With all of those features in place we’ve been able to run queues in both platforms and slowly migrate workers over one at a time. Typically jobs execute faster and the workers perform more reliably, largely because each queue is managed in isolation. That prevents a bunch of slow jobs in one queue from backing up processing in all of the others.

The internals of Sidekiq are rather scary and the miscellaneous use of data structures makes the system very complex. After Redis Streams were released I started on a fresh approach fully based on streams, which eventually led me to begin another job queue that is stream oriented, but backed by Postgres (it has similarities to Rhianna and EctoJob, but with some key differences). I have some writing to do about that one and I look forward to sharing the details soon.

supernova32 · March 1, 2019, 4:35pm

While I was developing the very first version of AlloyCI I went with exq as it provided something familiar. Coming from the Ruby world, and just starting to learn Elixir, I thought it would be a good idea to use something similar to Sidekiq with similar functionality.

After further learning Elixir, I realized that it was a complete overkill for my use case to have Redis as a dependency for my system, so I ditched exq and replaced it with que.

I was extremely happy with it. It had no external dependencies and provided some persistence for the jobs. It worked perfectly, until Elixir 1.7 was released, then it just crashed every time. It was due to the Amnesia wrapper around mnesia, it used private Elixir functions that had no guarantee of being supported in future releases, so it broke, and stayed broken for months.

At that point I decided to roll out my own background processor just for AlloyCI. It is very simple, and dumb, but does the trick, and is more than enough for my use case. You can check the code here.

The author of Que eventually wrote his own wrapper around mnesia to make it compatible with Elixir 1.7, but at that point I did not require to use it anymore.

Now that I am thinking of adding more functionality to AlloyCI, I might need a background scheduler that can give me better assurances about my jobs. For that I would prefer something with no extra dependencies than the ones I already have, so having a PostgreSQL backed processor would be the ideal scenario for me. From the list provided, I think ecto_job might be the clear winner.

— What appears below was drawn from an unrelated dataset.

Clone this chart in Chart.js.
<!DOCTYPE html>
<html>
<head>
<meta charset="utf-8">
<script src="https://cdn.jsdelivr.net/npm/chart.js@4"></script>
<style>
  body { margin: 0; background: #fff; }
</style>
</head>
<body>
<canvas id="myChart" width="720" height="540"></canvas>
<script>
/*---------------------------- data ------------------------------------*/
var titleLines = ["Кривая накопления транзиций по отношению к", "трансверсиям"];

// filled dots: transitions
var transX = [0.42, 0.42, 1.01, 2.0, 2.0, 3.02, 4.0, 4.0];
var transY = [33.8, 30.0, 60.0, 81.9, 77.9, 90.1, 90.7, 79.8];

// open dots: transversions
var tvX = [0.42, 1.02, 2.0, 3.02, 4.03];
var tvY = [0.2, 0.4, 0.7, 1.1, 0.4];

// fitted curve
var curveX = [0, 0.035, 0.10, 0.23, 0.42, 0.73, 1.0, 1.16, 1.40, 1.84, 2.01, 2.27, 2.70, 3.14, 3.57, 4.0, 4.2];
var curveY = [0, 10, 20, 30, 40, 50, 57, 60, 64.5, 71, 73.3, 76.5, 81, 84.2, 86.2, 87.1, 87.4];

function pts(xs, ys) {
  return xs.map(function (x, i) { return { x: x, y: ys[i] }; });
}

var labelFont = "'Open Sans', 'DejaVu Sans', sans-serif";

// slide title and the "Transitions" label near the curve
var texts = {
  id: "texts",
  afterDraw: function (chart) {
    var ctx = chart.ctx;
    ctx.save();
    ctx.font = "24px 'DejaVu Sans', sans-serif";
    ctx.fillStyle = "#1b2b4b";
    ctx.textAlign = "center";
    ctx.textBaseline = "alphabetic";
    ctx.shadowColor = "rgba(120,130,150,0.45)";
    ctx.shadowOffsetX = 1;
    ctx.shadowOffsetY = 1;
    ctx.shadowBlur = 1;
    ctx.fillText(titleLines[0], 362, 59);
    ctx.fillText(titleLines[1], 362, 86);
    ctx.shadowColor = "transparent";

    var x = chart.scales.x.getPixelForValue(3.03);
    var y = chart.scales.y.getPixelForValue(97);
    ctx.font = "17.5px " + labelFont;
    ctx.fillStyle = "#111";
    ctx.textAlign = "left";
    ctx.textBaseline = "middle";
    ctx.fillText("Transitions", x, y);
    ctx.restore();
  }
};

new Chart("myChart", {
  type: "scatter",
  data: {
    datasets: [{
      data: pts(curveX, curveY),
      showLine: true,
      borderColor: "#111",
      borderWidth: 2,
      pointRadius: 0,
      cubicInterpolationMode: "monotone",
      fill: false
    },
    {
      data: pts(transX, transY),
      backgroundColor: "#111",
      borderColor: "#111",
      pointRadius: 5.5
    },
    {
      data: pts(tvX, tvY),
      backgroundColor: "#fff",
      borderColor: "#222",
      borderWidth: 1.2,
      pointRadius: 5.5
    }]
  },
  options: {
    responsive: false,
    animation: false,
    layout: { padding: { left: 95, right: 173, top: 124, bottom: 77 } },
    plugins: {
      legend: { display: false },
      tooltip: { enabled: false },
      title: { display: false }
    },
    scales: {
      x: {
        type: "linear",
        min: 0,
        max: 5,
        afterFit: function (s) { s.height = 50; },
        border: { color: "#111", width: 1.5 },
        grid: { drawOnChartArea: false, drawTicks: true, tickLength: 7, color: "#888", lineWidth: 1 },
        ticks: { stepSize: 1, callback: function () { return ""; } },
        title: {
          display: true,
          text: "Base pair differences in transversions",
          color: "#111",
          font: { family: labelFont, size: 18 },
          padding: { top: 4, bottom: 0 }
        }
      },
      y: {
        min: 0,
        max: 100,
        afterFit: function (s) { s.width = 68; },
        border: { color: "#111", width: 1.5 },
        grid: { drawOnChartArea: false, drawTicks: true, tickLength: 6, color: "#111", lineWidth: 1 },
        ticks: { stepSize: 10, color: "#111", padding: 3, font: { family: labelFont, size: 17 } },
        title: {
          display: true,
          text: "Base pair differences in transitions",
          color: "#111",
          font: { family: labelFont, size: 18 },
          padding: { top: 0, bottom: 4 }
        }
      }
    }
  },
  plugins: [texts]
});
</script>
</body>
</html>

mikemccall · March 1, 2019, 5:25pm

I should have mentioned 90% of our current background jobs processing is image processing. This process is using sidekiq and ruby on internal worker machines. The image processing is cpu intensive and some machines can handle more than others. They come in batches. Sometimes it’s 600 and sometimes it’s 60,000. So going through them all can take some time. I haven’t thought too deeply about how to handle it in elixir. But, I don’t see why we couldn’t remove the external dependencies.

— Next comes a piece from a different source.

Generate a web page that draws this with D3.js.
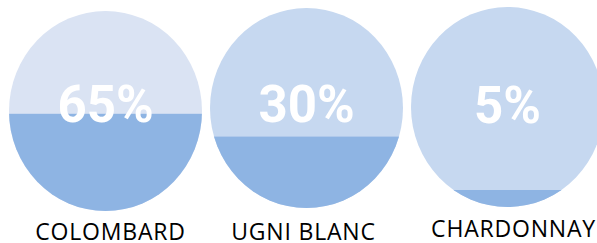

jeremyjh · March 1, 2019, 6:52pm

I thought I would just mention that we’ve been happy users of honeydew for many months in production now. One of the nice things about honeydew’s Ecto queues is that they can be implemented as just a couple of columns added to an existing table. This way you can be sure a given entity has only one job scheduled to run on it at at time, and you can do things like have the default of a new record to be schedule a job related to it. It is also helpful that job schedule is part of the same transaction as other operations you are doing in your application; so a job is only actually scheduled if the transaction it is a part of goes through.

lucaong · March 6, 2019, 3:01pm

I personally very much agree with @PragTob’s analysis of the reasons for/against using a background job queue.

In my company we use RabbitMQ exactly for the aforementioned use-cases: retry with exponential backoff, durable queues in presence of restarts, scheduling jobs into the future (with the delayed-message-exchange plugin). It is true that RabbitMQ is a messaging queue rather than a background job system, but I think it’s fair to consider the two concepts overlapping a bit, at least because a background job system is built upon some sort of message queue.

We find RabbitMQ very versatile: it might not be the fastest kid in the block (although it’s very fast), but its semantics allow for a wide variety of solutions and topologies. I think of it as a great general-purpose tool (we even use it as an MQTT broker for IoT telemetry), as opposed to specialized background job processors like Sidekiq-inspired tools, or more “use-case-optimized” tools like Kafka. The versatility also comes with a slightly steeper learning curve though, as one needs to learn how to use the provided building blocks, rather than a turn-key solution.

In addition to reasons dealing with job completion guarantees, another valid reason to introduce a queue could be as a decoupling device: if there is benefit in the producer of a job not having to know details about the consumer, and the two being developed and/or scaled independently, then a background queue can be a good solution.

bamorim · April 29, 2019, 2:43pm

Really nice discussion here.
Where I work we do care a lot about consistency and not losing any jobs, for that reason we use ecto_job (rihanna would work too).

One thing about consistency is that there is some problems other than losing messages. One of them is the fact that if you are in a database transaction and send a message, your message may be sent but your transaction may still fail. In that scenario, you’ve sent the message too early.
To solve that there is a well-known pattern, the Outbox pattern. In order to achieve that, I needed something that uses the same Ecto.Repo as my application and therefore I can run inside a transaction (when scheduling a new job).

If you need more throughput you may want to have your jobs do not handle database connection. So you may still want to do the heavy lifting using some SQS or RabbitMQ based job, so you can just have your “PSQL backed jobs” just schedule the job in other system.

Up until now, we are fine with PSQL bakcked job queue.

We also use Kafka to publish events (as our pubsub infrastructure), and we use EctoJob as a gateway to publish kafka events, so we avoid publishing events too early or losing events.

koudelka · May 6, 2019, 6:17am

Honeydew’s Ecto Queue might be of interest to you.

It acts as a “follower” and keeps completely out of your insertion transaction. It only comes along later to look for rows that were successfully inserted, but haven’t yet executed a job.